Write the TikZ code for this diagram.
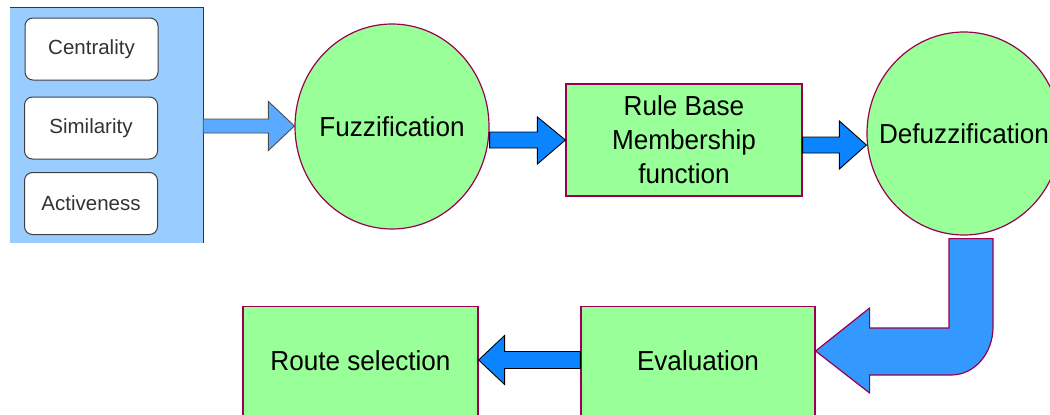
\documentclass[tikz,border=0pt]{standalone}
\usepackage{fontspec}
\setmainfont{Liberation Sans}
\newfontfamily\bigfont{Liberation Sans}[FakeStretch=0.95]
\usetikzlibrary{calc,shapes.geometric}
\definecolor{panelblue}{HTML}{99CCFF}
\definecolor{boxgreen}{HTML}{99FF99}
\definecolor{bordermaroon}{HTML}{990050}
\definecolor{arrowblue}{HTML}{0A84FF}
\definecolor{lightarrow}{HTML}{5AAAFF}
\definecolor{larrowblue}{HTML}{3399FF}
\definecolor{smalltext}{HTML}{333333}
\begin{document}
\begin{tikzpicture}[x=1pt,y=-1pt,
  greenbox/.style={draw=bordermaroon, fill=boxgreen, line width=1.2pt, rectangle, inner sep=0pt,
    font=\bigfont\fontsize{27.5}{34}\selectfont, align=center},
  greenell/.style={draw=bordermaroon, fill=boxgreen, line width=1.2pt, ellipse, inner sep=0pt,
    font=\bigfont\fontsize{27.5}{34}\selectfont},
  smallbox/.style={draw=black!75, fill=white, rounded corners=8pt, line width=1pt,
    minimum width=133, minimum height=62, inner sep=0pt,
    font=\fontsize{20.5}{24}\selectfont, text=smalltext},
  blockarrow/.style={draw=black, fill=arrowblue, line width=0.9pt, line join=miter},
  lightblockarrow/.style={draw=black!70, fill=lightarrow, line width=0.9pt, line join=miter},
  bentarrow/.style={draw=bordermaroon, fill=larrowblue, line width=1.2pt, line join=miter}]
\useasboundingbox (0,0) rectangle (1050,415);

% input panel
\node[fill=panelblue, minimum width=193, minimum height=235, inner sep=0pt] (panel) at (106.5,125.5) {};
\draw[bordermaroon, line width=1.2pt] (panel.north west) -- (panel.north east) -- (panel.south east);
\node[smallbox] (cen) at (91.5,49) {Centrality};
\node[smallbox] (sim) at (91,128) {Similarity};
\node[smallbox] (act) at (91,203.5) {Activeness};

% main nodes
\node[greenell, minimum width=194, minimum height=205] (fuzz) at (392,126.5) {\makebox[0pt]{Fuzzification}};
\node[greenbox, minimum width=236, minimum height=112] (rule) at (684,140) {Rule Base\\Membership\\function};
\node[greenell, minimum width=194, minimum height=203] (defuzz) at (964,133.5) {\makebox[0pt]{Defuzzification}};
\node[greenbox, anchor=north, minimum width=234, text height=64, text depth=60] (eval) at (698,306) {Evaluation};
\node[greenbox, anchor=north, minimum width=235, text height=64, text depth=60] (route) at (360.5,306) {Route selection};

% centre lines of the arrows
\coordinate (c1) at (0,126);
\coordinate (c2) at (0,140);
\coordinate (c3) at (0,145);
\coordinate (c4) at (0,360);
\coordinate (c5) at (0,351);

% panel -> fuzzification
\draw[lightblockarrow] ($(panel.east|-c1)+(0,-7)$) -- ($(fuzz.west|-c1)+(-26,-7)$) -- ($(fuzz.west|-c1)+(-26,-24.5)$)
  -- (fuzz.west|-c1) -- ($(fuzz.west|-c1)+(-26,24.5)$) -- ($(fuzz.west|-c1)+(-26,7)$) -- ($(panel.east|-c1)+(0,7)$) -- cycle;
% fuzzification -> rule base
\draw[blockarrow] ($(fuzz.east|-c2)+(0,-8)$) -- ($(rule.west|-c2)+(-28,-8)$) -- ($(rule.west|-c2)+(-28,-23)$)
  -- (rule.west|-c2) -- ($(rule.west|-c2)+(-28,24)$) -- ($(rule.west|-c2)+(-28,8)$) -- ($(fuzz.east|-c2)+(0,8)$) -- cycle;
% rule base -> defuzzification
\draw[blockarrow] ($(rule.east|-c3)+(0,-8)$) -- ($(defuzz.west|-c3)+(-27,-8)$) -- ($(defuzz.west|-c3)+(-27,-24)$)
  -- (defuzz.west|-c3) -- ($(defuzz.west|-c3)+(-27,24)$) -- ($(defuzz.west|-c3)+(-27,8)$) -- ($(rule.east|-c3)+(0,8)$) -- cycle;
% evaluation -> route selection
\draw[blockarrow] ($(eval.west|-c4)+(0,-8.5)$) -- ($(route.east|-c4)+(26,-8.5)$) -- ($(route.east|-c4)+(26,-24.5)$)
  -- (route.east|-c4) -- ($(route.east|-c4)+(26,24.5)$) -- ($(route.east|-c4)+(26,8.5)$) -- ($(eval.west|-c4)+(0,8.5)$) -- cycle;
% defuzzification -> evaluation (bent arrow)
\coordinate (d1) at (949,0);
\coordinate (d2) at (993,0);
\draw[bentarrow] ($(d1|-defuzz.south)+(0,3)$) -- ($(d2|-defuzz.south)+(0,3)$) -- ($(d2|-c5)+(0,-24)$)
  .. controls ($(d2|-c5)+(0,2)$) and ($(d2|-c5)+(-18,24)$) .. ($(d2|-c5)+(-42,24)$)
  -- ($(eval.east|-c5)+(54,24)$) -- ($(eval.east|-c5)+(54,42)$) -- (eval.east|-c5)
  -- ($(eval.east|-c5)+(54,-43)$) -- ($(eval.east|-c5)+(54,-23)$) -- ($(d1|-c5)+(0,-23)$) -- cycle;
\end{tikzpicture}
\end{document}
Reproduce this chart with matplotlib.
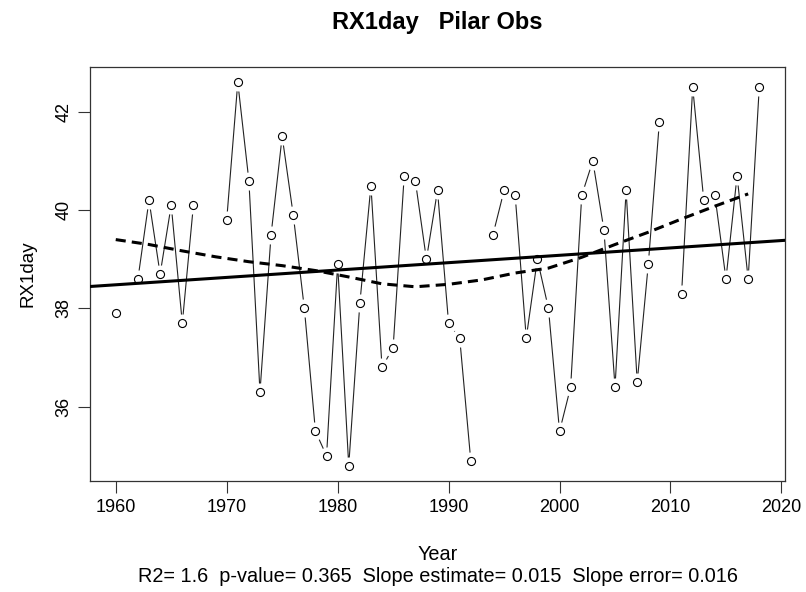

● DESCRIPTION OF THE TASK
Reproduce every record above exactly, omitting the pictures.

● REPLY
Write the TikZ code for this diagram.
\documentclass[tikz,border=0pt]{standalone}
\usepackage{fontspec}
\setmainfont{Liberation Sans}
\newfontfamily\bigfont{Liberation Sans}[FakeStretch=0.95]
\usetikzlibrary{calc,shapes.geometric}
\definecolor{panelblue}{HTML}{99CCFF}
\definecolor{boxgreen}{HTML}{99FF99}
\definecolor{bordermaroon}{HTML}{990050}
\definecolor{arrowblue}{HTML}{0A84FF}
\definecolor{lightarrow}{HTML}{5AAAFF}
\definecolor{larrowblue}{HTML}{3399FF}
\definecolor{smalltext}{HTML}{333333}
\begin{document}
\begin{tikzpicture}[x=1pt,y=-1pt,
  greenbox/.style={draw=bordermaroon, fill=boxgreen, line width=1.2pt, rectangle, inner sep=0pt,
    font=\bigfont\fontsize{27.5}{34}\selectfont, align=center},
  greenell/.style={draw=bordermaroon, fill=boxgreen, line width=1.2pt, ellipse, inner sep=0pt,
    font=\bigfont\fontsize{27.5}{34}\selectfont},
  smallbox/.style={draw=black!75, fill=white, rounded corners=8pt, line width=1pt,
    minimum width=133, minimum height=62, inner sep=0pt,
    font=\fontsize{20.5}{24}\selectfont, text=smalltext},
  blockarrow/.style={draw=black, fill=arrowblue, line width=0.9pt, line join=miter},
  lightblockarrow/.style={draw=black!70, fill=lightarrow, line width=0.9pt, line join=miter},
  bentarrow/.style={draw=bordermaroon, fill=larrowblue, line width=1.2pt, line join=miter}]
\useasboundingbox (0,0) rectangle (1050,415);

% input panel
\node[fill=panelblue, minimum width=193, minimum height=235, inner sep=0pt] (panel) at (106.5,125.5) {};
\draw[bordermaroon, line width=1.2pt] (panel.north west) -- (panel.north east) -- (panel.south east);
\node[smallbox] (cen) at (91.5,49) {Centrality};
\node[smallbox] (sim) at (91,128) {Similarity};
\node[smallbox] (act) at (91,203.5) {Activeness};

% main nodes
\node[greenell, minimum width=194, minimum height=205] (fuzz) at (392,126.5) {\makebox[0pt]{Fuzzification}};
\node[greenbox, minimum width=236, minimum height=112] (rule) at (684,140) {Rule Base\\Membership\\function};
\node[greenell, minimum width=194, minimum height=203] (defuzz) at (964,133.5) {\makebox[0pt]{Defuzzification}};
\node[greenbox, anchor=north, minimum width=234, text height=64, text depth=60] (eval) at (698,306) {Evaluation};
\node[greenbox, anchor=north, minimum width=235, text height=64, text depth=60] (route) at (360.5,306) {Route selection};

% centre lines of the arrows
\coordinate (c1) at (0,126);
\coordinate (c2) at (0,140);
\coordinate (c3) at (0,145);
\coordinate (c4) at (0,360);
\coordinate (c5) at (0,351);

% panel -> fuzzification
\draw[lightblockarrow] ($(panel.east|-c1)+(0,-7)$) -- ($(fuzz.west|-c1)+(-26,-7)$) -- ($(fuzz.west|-c1)+(-26,-24.5)$)
  -- (fuzz.west|-c1) -- ($(fuzz.west|-c1)+(-26,24.5)$) -- ($(fuzz.west|-c1)+(-26,7)$) -- ($(panel.east|-c1)+(0,7)$) -- cycle;
% fuzzification -> rule base
\draw[blockarrow] ($(fuzz.east|-c2)+(0,-8)$) -- ($(rule.west|-c2)+(-28,-8)$) -- ($(rule.west|-c2)+(-28,-23)$)
  -- (rule.west|-c2) -- ($(rule.west|-c2)+(-28,24)$) -- ($(rule.west|-c2)+(-28,8)$) -- ($(fuzz.east|-c2)+(0,8)$) -- cycle;
% rule base -> defuzzification
\draw[blockarrow] ($(rule.east|-c3)+(0,-8)$) -- ($(defuzz.west|-c3)+(-27,-8)$) -- ($(defuzz.west|-c3)+(-27,-24)$)
  -- (defuzz.west|-c3) -- ($(defuzz.west|-c3)+(-27,24)$) -- ($(defuzz.west|-c3)+(-27,8)$) -- ($(rule.east|-c3)+(0,8)$) -- cycle;
% evaluation -> route selection
\draw[blockarrow] ($(eval.west|-c4)+(0,-8.5)$) -- ($(route.east|-c4)+(26,-8.5)$) -- ($(route.east|-c4)+(26,-24.5)$)
  -- (route.east|-c4) -- ($(route.east|-c4)+(26,24.5)$) -- ($(route.east|-c4)+(26,8.5)$) -- ($(eval.west|-c4)+(0,8.5)$) -- cycle;
% defuzzification -> evaluation (bent arrow)
\coordinate (d1) at (949,0);
\coordinate (d2) at (993,0);
\draw[bentarrow] ($(d1|-defuzz.south)+(0,3)$) -- ($(d2|-defuzz.south)+(0,3)$) -- ($(d2|-c5)+(0,-24)$)
  .. controls ($(d2|-c5)+(0,2)$) and ($(d2|-c5)+(-18,24)$) .. ($(d2|-c5)+(-42,24)$)
  -- ($(eval.east|-c5)+(54,24)$) -- ($(eval.east|-c5)+(54,42)$) -- (eval.east|-c5)
  -- ($(eval.east|-c5)+(54,-43)$) -- ($(eval.east|-c5)+(54,-23)$) -- ($(d1|-c5)+(0,-23)$) -- cycle;
\end{tikzpicture}
\end{document}
Reproduce this chart with matplotlib.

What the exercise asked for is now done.